* **Exercise requirements**
Give the listing again exactly, omitting its images.

* **Source material**
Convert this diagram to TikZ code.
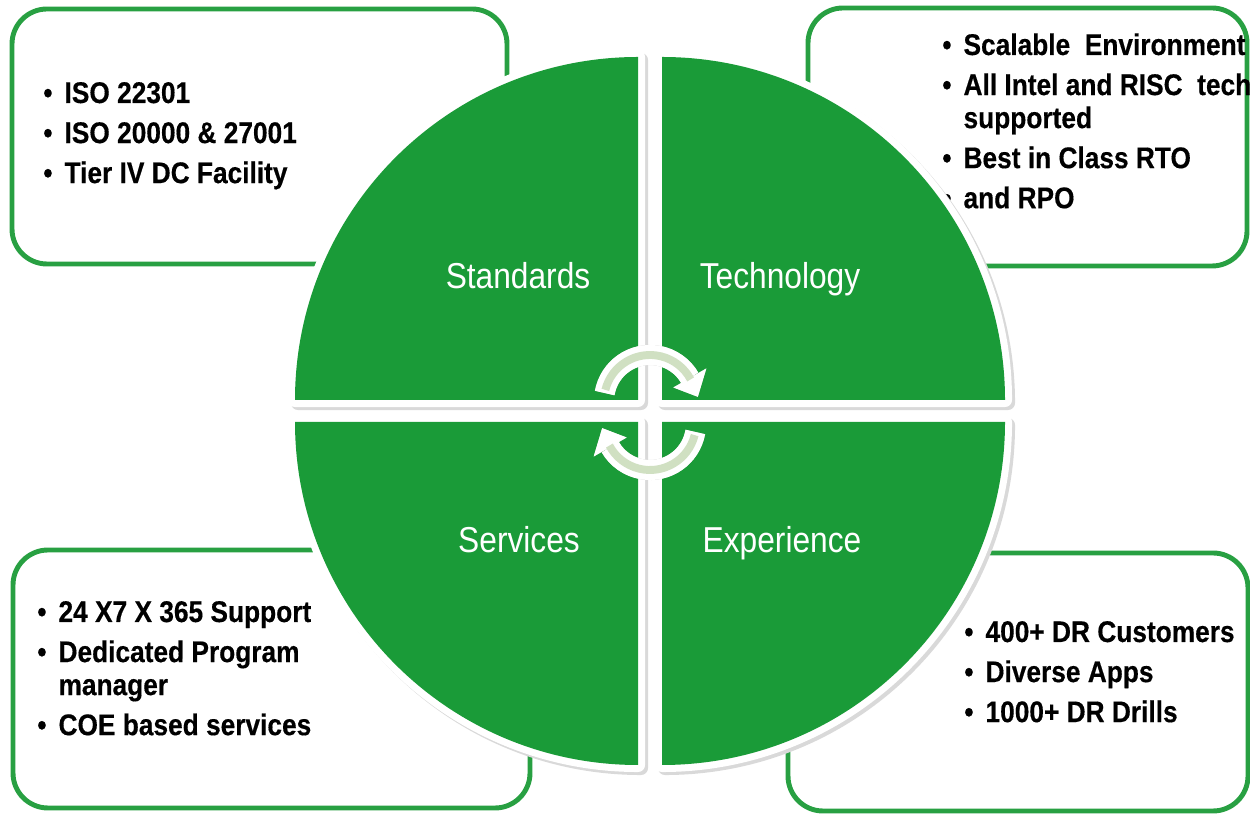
\documentclass[tikz,border=0pt]{standalone}
\usepackage{fontspec}
\setmainfont{Liberation Sans}[FakeStretch=0.88,BoldFeatures={FakeBold=0.4}]
\newfontfamily\quadfont{Liberation Sans}[FakeStretch=0.88]
\definecolor{quadgreen}{RGB}{26,155,56}
\definecolor{boxgreen}{RGB}{40,160,66}
\definecolor{arrowsage}{RGB}{208,224,194}
\tikzset{
  infobox/.style={draw=boxgreen,line width=2.8pt,rounded corners=0.7cm},
  itemlist/.style={anchor=base west,inner sep=0pt,font=\fontsize{17}{22.8}\selectfont\bfseries},
  quadlabel/.style={anchor=base,inner sep=0pt,text=white,font=\quadfont\fontsize{20.5}{24}\selectfont}
}
\begin{document}
\begin{tikzpicture}[x=0.02cm,y=0.02cm]
\pgfmathsetmacro{\rq}{343}
\pgfmathsetmacro{\ra}{46}
\useasboundingbox (0,0) rectangle (1250,814);
\draw[infobox](12,805) rectangle (507,550);
\draw[infobox](808,806) rectangle (1247,548);
\draw[infobox](13,264) rectangle (530,6);
\draw[infobox](788,261) rectangle (1248,3);
\node[itemlist](stdlist) at (43,711){\begin{tabular}[t]{@{}l@{\hspace{0.24cm}}l@{}}
\textbullet & ISO 22301\\
\textbullet & ISO 20000 \& 27001\\
\textbullet & Tier IV DC Facility
\end{tabular}};
\node[itemlist](techlist) at (942,759){\begin{tabular}[t]{@{}l@{\hspace{0.24cm}}l@{}}
\textbullet & Scalable\ \ Environment\\
\textbullet & All Intel and RISC\ \ tech\\[-4pt]
 & supported\\
\textbullet & Best in Class RTO\\
\textbullet & and RPO
\end{tabular}};
\node[itemlist](servlist) at (37,192){\begin{tabular}[t]{@{}l@{\hspace{0.24cm}}l@{}}
\textbullet & 24 X7 X 365 Support\\
\textbullet & Dedicated Program\\[-4pt]
 & manager\\
\textbullet & COE based services
\end{tabular}};
\node[itemlist](explist) at (964,172){\begin{tabular}[t]{@{}l@{\hspace{0.24cm}}l@{}}
\textbullet & 400+ DR Customers\\
\textbullet & Diverse Apps\\
\textbullet & 1000+ DR Drills
\end{tabular}};
\foreach \cx/\cy/\a in {638/414/90,662/414/0,638/392/180,662/392/270}
  \filldraw[gray!30,line width=8pt,line join=round,shift={(3,-3)}](\cx,\cy)--++(\a:\rq) arc[start angle=\a,delta angle=90,radius=\rq]--cycle;
\foreach \cx/\cy/\a in {638/414/90,662/414/0,638/392/180,662/392/270}{
  \filldraw[white,line width=8pt,line join=round](\cx,\cy)--++(\a:\rq) arc[start angle=\a,delta angle=90,radius=\rq]--cycle;
  \fill[quadgreen](\cx,\cy)--++(\a:\rq) arc[start angle=\a,delta angle=90,radius=\rq]--cycle;
}
\node[quadlabel](standards) at (518,525){Standards};
\node[quadlabel](technology) at (780,525){Technology};
\node[quadlabel](services) at (519,261){Services};
\node[quadlabel](experience) at (782,261){Experience};
\coordinate (topc) at (650,413);
\coordinate (botc) at (650,390);
\foreach \c/\a in {topc/0,botc/180}{
  \begin{scope}[shift={(2,-3)},gray!35]
  \draw[line width=11.4pt]([shift={(170+\a:\ra)}]\c) arc[start angle=170+\a,end angle=30+\a,radius=\ra];
  \fill([shift={(30+\a:{\ra-19})}]\c)--([shift={(30+\a:{\ra+19})}]\c)--([shift={(5+\a:{\ra+2})}]\c)--cycle;
  \end{scope}
  \draw[white,line width=11.4pt]([shift={(170+\a:\ra)}]\c) arc[start angle=170+\a,end angle=30+\a,radius=\ra];
  \fill[white]([shift={(30+\a:{\ra-19})}]\c)--([shift={(30+\a:{\ra+19})}]\c)--([shift={(5+\a:{\ra+2})}]\c)--cycle;
  \draw[arrowsage,line width=4.5pt]([shift={(166+\a:\ra)}]\c) arc[start angle=166+\a,end angle=28+\a,radius=\ra];
}
\end{tikzpicture}
\end{document}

* **Reply to the exercise**
Convert this diagram to TikZ code.
\documentclass[tikz,border=0pt]{standalone}
\usepackage{fontspec}
\setmainfont{Liberation Sans}[FakeStretch=0.88,BoldFeatures={FakeBold=0.4}]
\newfontfamily\quadfont{Liberation Sans}[FakeStretch=0.88]
\definecolor{quadgreen}{RGB}{26,155,56}
\definecolor{boxgreen}{RGB}{40,160,66}
\definecolor{arrowsage}{RGB}{208,224,194}
\tikzset{
  infobox/.style={draw=boxgreen,line width=2.8pt,rounded corners=0.7cm},
  itemlist/.style={anchor=base west,inner sep=0pt,font=\fontsize{17}{22.8}\selectfont\bfseries},
  quadlabel/.style={anchor=base,inner sep=0pt,text=white,font=\quadfont\fontsize{20.5}{24}\selectfont}
}
\begin{document}
\begin{tikzpicture}[x=0.02cm,y=0.02cm]
\pgfmathsetmacro{\rq}{343}
\pgfmathsetmacro{\ra}{46}
\useasboundingbox (0,0) rectangle (1250,814);
\draw[infobox](12,805) rectangle (507,550);
\draw[infobox](808,806) rectangle (1247,548);
\draw[infobox](13,264) rectangle (530,6);
\draw[infobox](788,261) rectangle (1248,3);
\node[itemlist](stdlist) at (43,711){\begin{tabular}[t]{@{}l@{\hspace{0.24cm}}l@{}}
\textbullet & ISO 22301\\
\textbullet & ISO 20000 \& 27001\\
\textbullet & Tier IV DC Facility
\end{tabular}};
\node[itemlist](techlist) at (942,759){\begin{tabular}[t]{@{}l@{\hspace{0.24cm}}l@{}}
\textbullet & Scalable\ \ Environment\\
\textbullet & All Intel and RISC\ \ tech\\[-4pt]
 & supported\\
\textbullet & Best in Class RTO\\
\textbullet & and RPO
\end{tabular}};
\node[itemlist](servlist) at (37,192){\begin{tabular}[t]{@{}l@{\hspace{0.24cm}}l@{}}
\textbullet & 24 X7 X 365 Support\\
\textbullet & Dedicated Program\\[-4pt]
 & manager\\
\textbullet & COE based services
\end{tabular}};
\node[itemlist](explist) at (964,172){\begin{tabular}[t]{@{}l@{\hspace{0.24cm}}l@{}}
\textbullet & 400+ DR Customers\\
\textbullet & Diverse Apps\\
\textbullet & 1000+ DR Drills
\end{tabular}};
\foreach \cx/\cy/\a in {638/414/90,662/414/0,638/392/180,662/392/270}
  \filldraw[gray!30,line width=8pt,line join=round,shift={(3,-3)}](\cx,\cy)--++(\a:\rq) arc[start angle=\a,delta angle=90,radius=\rq]--cycle;
\foreach \cx/\cy/\a in {638/414/90,662/414/0,638/392/180,662/392/270}{
  \filldraw[white,line width=8pt,line join=round](\cx,\cy)--++(\a:\rq) arc[start angle=\a,delta angle=90,radius=\rq]--cycle;
  \fill[quadgreen](\cx,\cy)--++(\a:\rq) arc[start angle=\a,delta angle=90,radius=\rq]--cycle;
}
\node[quadlabel](standards) at (518,525){Standards};
\node[quadlabel](technology) at (780,525){Technology};
\node[quadlabel](services) at (519,261){Services};
\node[quadlabel](experience) at (782,261){Experience};
\coordinate (topc) at (650,413);
\coordinate (botc) at (650,390);
\foreach \c/\a in {topc/0,botc/180}{
  \begin{scope}[shift={(2,-3)},gray!35]
  \draw[line width=11.4pt]([shift={(170+\a:\ra)}]\c) arc[start angle=170+\a,end angle=30+\a,radius=\ra];
  \fill([shift={(30+\a:{\ra-19})}]\c)--([shift={(30+\a:{\ra+19})}]\c)--([shift={(5+\a:{\ra+2})}]\c)--cycle;
  \end{scope}
  \draw[white,line width=11.4pt]([shift={(170+\a:\ra)}]\c) arc[start angle=170+\a,end angle=30+\a,radius=\ra];
  \fill[white]([shift={(30+\a:{\ra-19})}]\c)--([shift={(30+\a:{\ra+19})}]\c)--([shift={(5+\a:{\ra+2})}]\c)--cycle;
  \draw[arrowsage,line width=4.5pt]([shift={(166+\a:\ra)}]\c) arc[start angle=166+\a,end angle=28+\a,radius=\ra];
}
\end{tikzpicture}
\end{document}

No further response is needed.